» **DATA SHOWN**:

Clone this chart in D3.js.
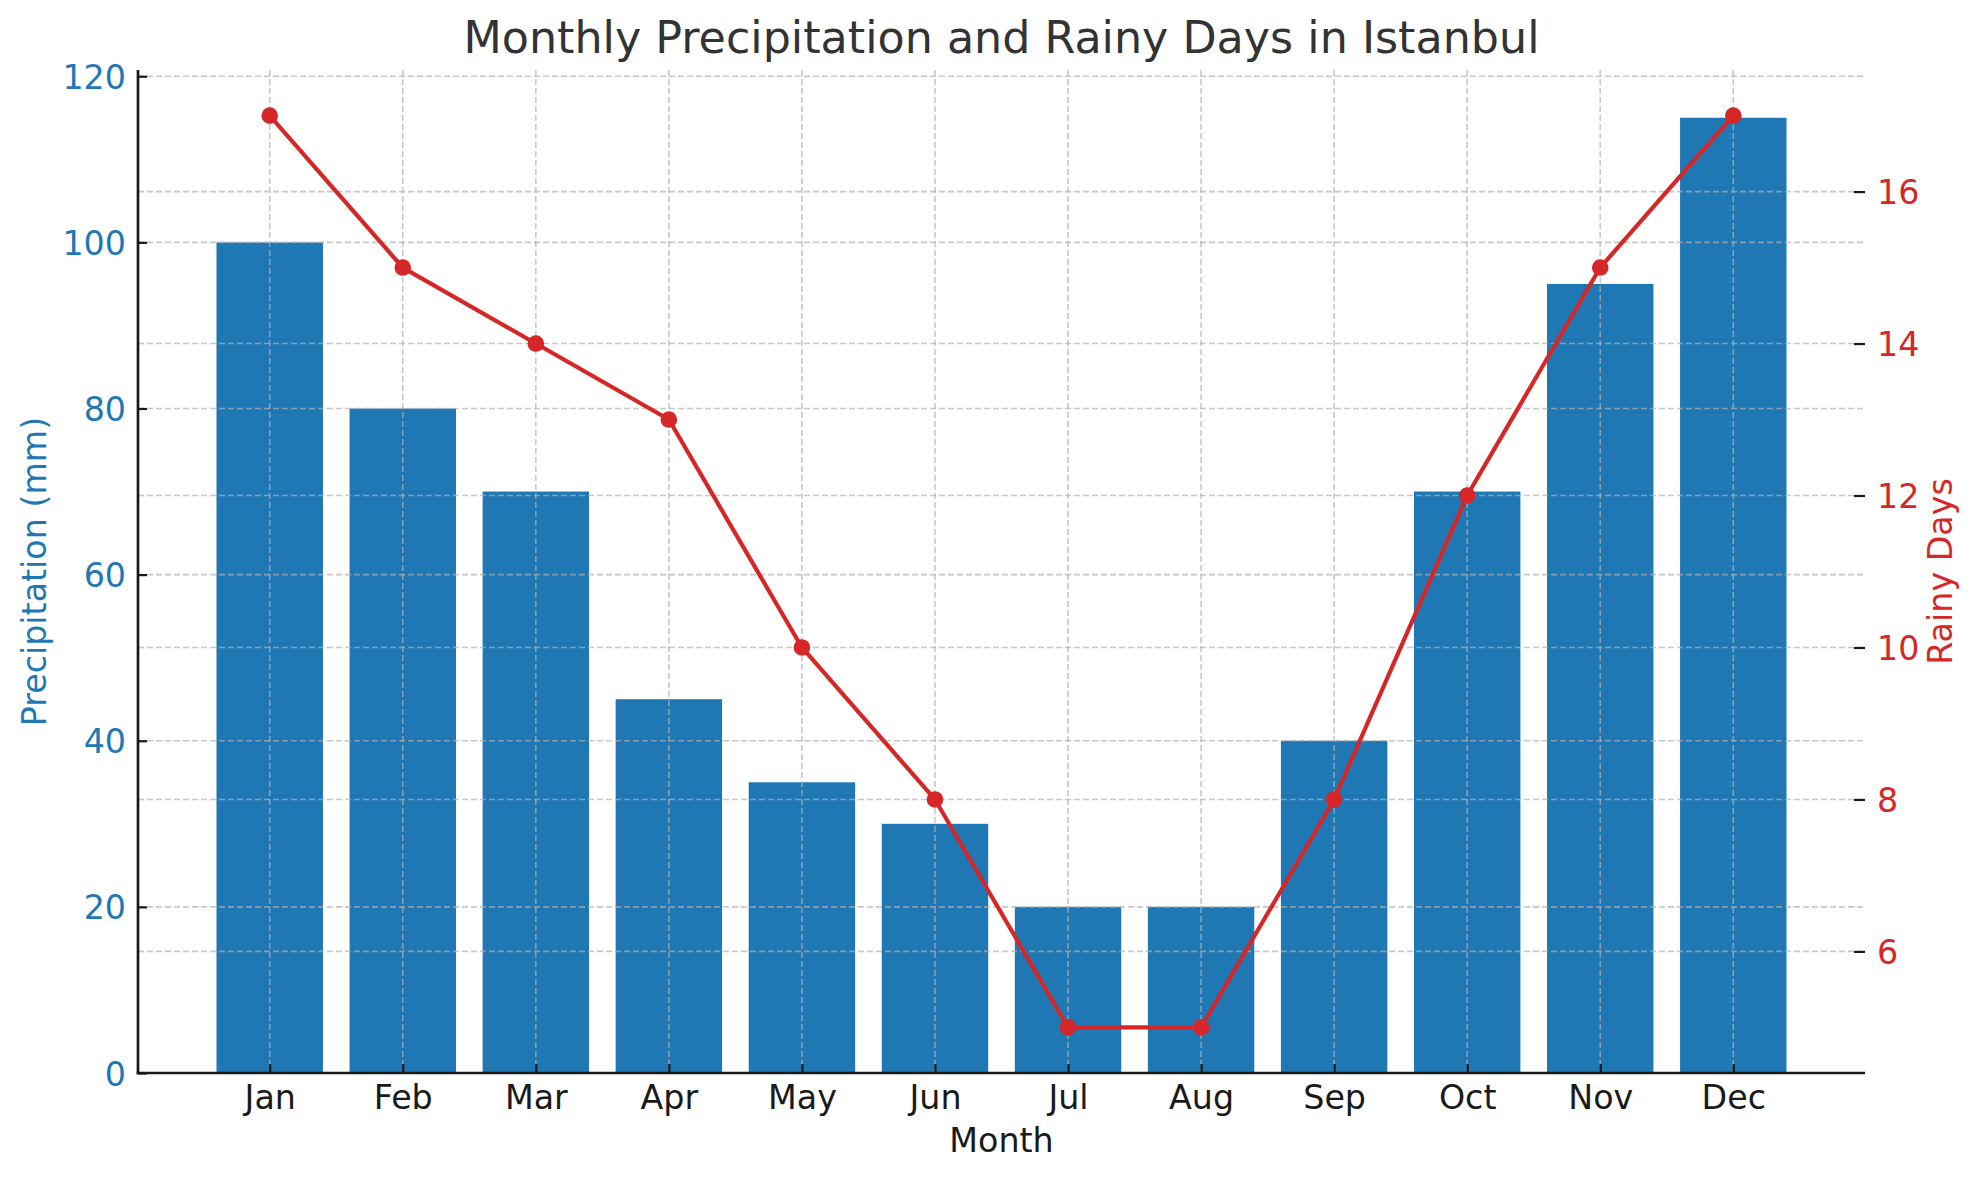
<!DOCTYPE html>
<html>
<head>
<meta charset="utf-8">
<script src="https://cdn.jsdelivr.net/npm/d3@7"></script>
<style>
  html, body { margin: 0; padding: 0; background: #fff; }
  svg { display: block; font-family: "DejaVu Sans", sans-serif; }
</style>
</head>
<body>
<svg id="chart" width="1980" height="1180"></svg>
<script>
const months = ["Jan","Feb","Mar","Apr","May","Jun","Jul","Aug","Sep","Oct","Nov","Dec"];
const precipitation = [100, 80, 70, 45, 35, 30, 20, 20, 40, 70, 95, 115];
const rainyDays = [17, 15, 14, 13, 10, 8, 5, 5, 8, 12, 15, 17];
const leftTicks = [0, 20, 40, 60, 80, 100, 120];
const rightTicks = [6, 8, 10, 12, 14, 16];

const W = 1980, H = 1180;
const m = { left: 138, right: 1865, top: 70, bottom: 1073 };
const BLUE = "#1f77b4", RED = "#d62728", INK = "#1a1a1a";
const FS = 33.3;

const svg = d3.select("#chart");

const x = d3.scaleLinear().domain([-0.99, 11.99]).range([m.left, m.right]);
const yL = d3.scaleLinear().domain([0, 120.75]).range([m.bottom, m.top]);
const yR = d3.scaleLinear().domain([4.4, 17.6]).range([m.bottom, m.top]);
const barW = x(0.8) - x(0);

// Bars
svg.append("g").selectAll("rect").data(precipitation).join("rect")
  .attr("x", (d, i) => x(i - 0.4))
  .attr("width", barW)
  .attr("y", d => yL(d))
  .attr("height", d => yL(0) - yL(d))
  .attr("fill", BLUE);

// Grid (drawn over bars, semi-transparent)
const grid = svg.append("g")
  .attr("stroke", "#b0b0b0").attr("stroke-opacity", 0.7)
  .attr("stroke-width", 1.6).attr("stroke-dasharray", "6,3").attr("fill", "none");
grid.selectAll("line.gl").data(leftTicks).join("line").attr("class", "gl")
  .attr("x1", m.left).attr("x2", m.right)
  .attr("y1", d => yL(d)).attr("y2", d => yL(d));
grid.selectAll("line.gr").data(rightTicks).join("line").attr("class", "gr")
  .attr("x1", m.left).attr("x2", m.right)
  .attr("y1", d => yR(d)).attr("y2", d => yR(d));
grid.selectAll("line.gv").data(months).join("line").attr("class", "gv")
  .attr("x1", (d, i) => x(i)).attr("x2", (d, i) => x(i))
  .attr("y1", m.top).attr("y2", m.bottom);

// Line + markers
const line = d3.line().x((d, i) => x(i)).y(d => yR(d));
svg.append("path").datum(rainyDays)
  .attr("d", line).attr("fill", "none")
  .attr("stroke", RED).attr("stroke-width", 4.2).attr("stroke-linejoin", "round");
svg.append("g").selectAll("circle").data(rainyDays).join("circle")
  .attr("cx", (d, i) => x(i)).attr("cy", d => yR(d))
  .attr("r", 8.3).attr("fill", RED);

// Axes: inward ticks
const xAxis = d3.axisBottom(x).tickValues(d3.range(months.length))
  .tickFormat(i => months[i]).tickSizeInner(-9).tickSizeOuter(0).tickPadding(22);
const gx = svg.append("g").attr("transform", `translate(0,${m.bottom})`).call(xAxis);
gx.select(".domain").remove();
gx.selectAll(".tick line").attr("stroke", INK).attr("stroke-width", 2.2);
gx.selectAll(".tick text").attr("fill", INK).attr("font-size", FS)
  .attr("font-family", "DejaVu Sans").attr("dy", null).attr("y", null)
  .attr("transform", "translate(0,36)");

const yAxisL = d3.axisLeft(yL).tickValues(leftTicks).tickSizeInner(-9).tickSizeOuter(0).tickPadding(12);
const gyl = svg.append("g").attr("transform", `translate(${m.left},0)`).call(yAxisL);
gyl.select(".domain").remove();
gyl.selectAll(".tick line").attr("stroke", INK).attr("stroke-width", 2.2);
gyl.selectAll(".tick text").attr("fill", BLUE).attr("font-size", FS)
  .attr("font-family", "DejaVu Sans").attr("dy", "0.36em");

const yAxisR = d3.axisRight(yR).tickValues(rightTicks).tickSizeInner(-11).tickSizeOuter(0).tickPadding(12);
const gyr = svg.append("g").attr("transform", `translate(${m.right},0)`).call(yAxisR);
gyr.select(".domain").remove();
gyr.selectAll(".tick line").attr("stroke", INK).attr("stroke-width", 2.2);
gyr.selectAll(".tick text").attr("fill", RED).attr("font-size", FS)
  .attr("font-family", "DejaVu Sans").attr("dy", "0.36em");

// Spines (left, bottom)
svg.append("line").attr("x1", m.left).attr("x2", m.left)
  .attr("y1", m.top).attr("y2", m.bottom + 1.3)
  .attr("stroke", INK).attr("stroke-width", 2.7);
svg.append("line").attr("x1", m.left - 1.3).attr("x2", m.right)
  .attr("y1", m.bottom).attr("y2", m.bottom)
  .attr("stroke", INK).attr("stroke-width", 2.7);

// Labels
svg.append("text").attr("x", (m.left + m.right) / 2).attr("y", 53)
  .attr("text-anchor", "middle").attr("font-size", 44.4).attr("fill", "#333333")
  .text("Monthly Precipitation and Rainy Days in Istanbul");
svg.append("text").attr("x", (m.left + m.right) / 2).attr("y", 1152)
  .attr("text-anchor", "middle").attr("font-size", FS).attr("fill", INK)
  .text("Month");
svg.append("text").attr("transform", `translate(46,${(m.top + m.bottom) / 2}) rotate(-90)`)
  .attr("text-anchor", "middle").attr("font-size", FS).attr("fill", BLUE)
  .text("Precipitation (mm)");
svg.append("text").attr("transform", `translate(1952,${(m.top + m.bottom) / 2}) rotate(-90)`)
  .attr("text-anchor", "middle").attr("font-size", FS).attr("fill", RED)
  .text("Rainy Days");
</script>
</body>
</html>
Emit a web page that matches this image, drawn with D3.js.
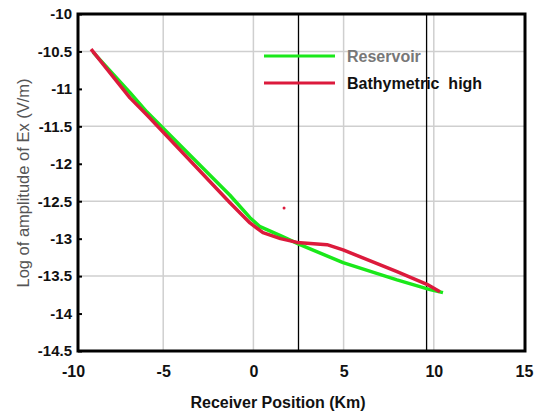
<!DOCTYPE html>
<html><head><meta charset="utf-8">
<script src="https://cdn.jsdelivr.net/npm/d3@7"></script>
<style>body{margin:0;background:#fff}svg{display:block}</style>
</head><body>
<script>
const xTicks = [-10, -5, 0, 5, 10, 15];
const yTicks = [-10, -10.5, -11, -11.5, -12, -12.5, -13, -13.5, -14, -14.5];
const xGrid = [-5, 0, 5, 10];
const yGrid = [-10.5, -11.5, -12.5, -13.5];
const markerLines = [2.5, 9.6];
const reservoirX = [-8.89, -6.84, -5.9, -1.3, -0.19, 0.37, 1.5, 2.58, 4.97, 7.96, 9.79, 10.51];
const reservoirY = [-10.51, -11.05, -11.31, -12.42, -12.72, -12.84, -12.96, -13.08, -13.32, -13.55, -13.68, -13.72];
const bathyX = [-9.0, -6.84, -5.9, -1.3, -0.19, 0.53, 1.5, 2.42, 4.08, 4.97, 7.96, 9.62, 10.34];
const bathyY = [-10.47, -11.12, -11.35, -12.52, -12.79, -12.92, -13.0, -13.05, -13.08, -13.15, -13.44, -13.61, -13.71];
const strayPoint = [[1.7, -12.59]];
const seriesNames = ["Reservoir", "Bathymetric\u00a0\u00a0high"];

const W = 534, H = 414;
const svg = d3.select("body").append("svg").attr("width", W).attr("height", H);
const x = d3.scaleLinear().domain([-10, 15]).range([73, 524]);
const y = d3.scaleLinear().domain([-10, -14.5]).range([14, 351]);
const frame = {l: 78, r: 525, t: 14, b: 351};
const font = "'Liberation Sans', Arial, sans-serif";

// grid
svg.append("g").selectAll("line").data(xGrid).join("line")
  .attr("x1", d => x(d)).attr("x2", d => x(d)).attr("y1", frame.t).attr("y2", frame.b)
  .attr("stroke", "#cfcfcf").attr("stroke-width", 1.5);
svg.append("g").selectAll("line").data(yGrid).join("line")
  .attr("x1", frame.l).attr("x2", frame.r).attr("y1", d => y(d)).attr("y2", d => y(d))
  .attr("stroke", "#cfcfcf").attr("stroke-width", 1.5);
// marker vertical lines
svg.append("g").selectAll("line").data(markerLines).join("line")
  .attr("x1", d => x(d)).attr("x2", d => x(d)).attr("y1", frame.t).attr("y2", frame.b)
  .attr("stroke", "#000").attr("stroke-width", 1.3);

// series
const line = d3.line().x(d => x(d[0])).y(d => y(d[1]));
const green = "#1ae81a", red = "#dc1a3c";
svg.append("path").datum(reservoirX.map((v, i) => [v, reservoirY[i]]))
  .attr("d", line).attr("fill", "none").attr("stroke", green).attr("stroke-width", 3.5)
  .attr("stroke-linejoin", "round");
svg.append("path").datum(bathyX.map((v, i) => [v, bathyY[i]]))
  .attr("d", line).attr("fill", "none").attr("stroke", red).attr("stroke-width", 3.5)
  .attr("stroke-linejoin", "round");
svg.append("g").selectAll("circle").data(strayPoint).join("circle")
  .attr("cx", d => x(d[0])).attr("cy", d => y(d[1])).attr("r", 1.5).attr("fill", red);

// frame
svg.append("rect").attr("x", frame.l).attr("y", frame.t)
  .attr("width", frame.r - frame.l).attr("height", frame.b - frame.t)
  .attr("fill", "none").attr("stroke", "#000").attr("stroke-width", 3);

// axes
const xAxis = svg.append("g").attr("transform", `translate(0,${frame.b})`)
  .call(d3.axisBottom(x).tickValues(xTicks).tickSize(0).tickPadding(15).tickFormat(d => String(d)));
xAxis.select(".domain").remove();
xAxis.selectAll("text").attr("font-family", font).attr("font-size", 16).attr("font-weight", "bold").attr("fill", "#111");

const yAxis = svg.append("g").attr("transform", `translate(${frame.l},0)`)
  .call(d3.axisLeft(y).tickValues(yTicks).tickSize(3).tickPadding(3).tickFormat(d => String(d)));
yAxis.select(".domain").remove();
yAxis.selectAll(".tick line").attr("x2", 4).attr("stroke-width", 2);
yAxis.selectAll("text").attr("font-family", font).attr("font-size", 15).attr("font-weight", "bold").attr("fill", "#111");

// axis titles
svg.append("text").attr("x", 278).attr("y", 408).attr("text-anchor", "middle")
  .attr("font-family", font).attr("font-size", 16).attr("font-weight", "bold").attr("fill", "#111")
  .text("Receiver Position (Km)");
svg.append("text").attr("transform", "translate(29,183) rotate(-90)").attr("text-anchor", "middle")
  .attr("font-family", font).attr("font-size", 16.5).attr("fill", "#555")
  .text("Log of amplitude of Ex (V/m)");

// legend
const leg = svg.append("g");
const legY = [56, 83];
const legCol = [green, red];
const legTxt = ["#777", "#111"];
seriesNames.forEach((n, i) => {
  leg.append("line").attr("x1", 264).attr("x2", 335).attr("y1", legY[i]).attr("y2", legY[i])
    .attr("stroke", legCol[i]).attr("stroke-width", 3);
  leg.append("text").attr("x", 347).attr("y", legY[i] + 6).attr("font-family", font)
    .attr("font-size", 16).attr("font-weight", "bold").attr("fill", legTxt[i]).text(n);
});
</script>
</body></html>
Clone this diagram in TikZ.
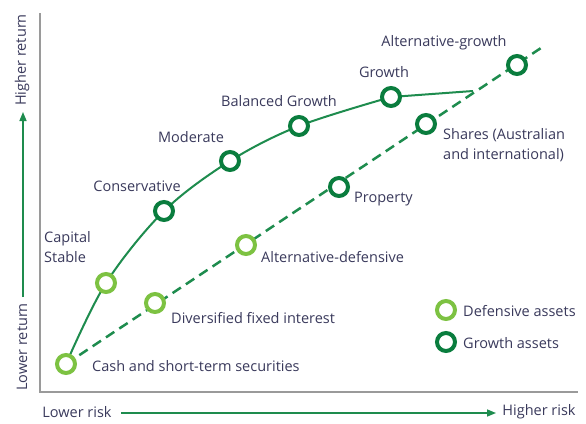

» **YOUR INSTRUCTIONS**:
From the opening line of the listing above through the line bearing "const barW = x(0.8) - x(0);", repeat each line exactly. Drop every picture.

» **RESPONSE TO THIS EXERCISE**:
Clone this chart in D3.js.
<!DOCTYPE html>
<html>
<head>
<meta charset="utf-8">
<script src="https://cdn.jsdelivr.net/npm/d3@7"></script>
<style>
  html, body { margin: 0; padding: 0; background: #fff; }
  svg { display: block; font-family: "DejaVu Sans", sans-serif; }
</style>
</head>
<body>
<svg id="chart" width="1980" height="1180"></svg>
<script>
const months = ["Jan","Feb","Mar","Apr","May","Jun","Jul","Aug","Sep","Oct","Nov","Dec"];
const precipitation = [100, 80, 70, 45, 35, 30, 20, 20, 40, 70, 95, 115];
const rainyDays = [17, 15, 14, 13, 10, 8, 5, 5, 8, 12, 15, 17];
const leftTicks = [0, 20, 40, 60, 80, 100, 120];
const rightTicks = [6, 8, 10, 12, 14, 16];

const W = 1980, H = 1180;
const m = { left: 138, right: 1865, top: 70, bottom: 1073 };
const BLUE = "#1f77b4", RED = "#d62728", INK = "#1a1a1a";
const FS = 33.3;

const svg = d3.select("#chart");

const x = d3.scaleLinear().domain([-0.99, 11.99]).range([m.left, m.right]);
const yL = d3.scaleLinear().domain([0, 120.75]).range([m.bottom, m.top]);
const yR = d3.scaleLinear().domain([4.4, 17.6]).range([m.bottom, m.top]);
const barW = x(0.8) - x(0);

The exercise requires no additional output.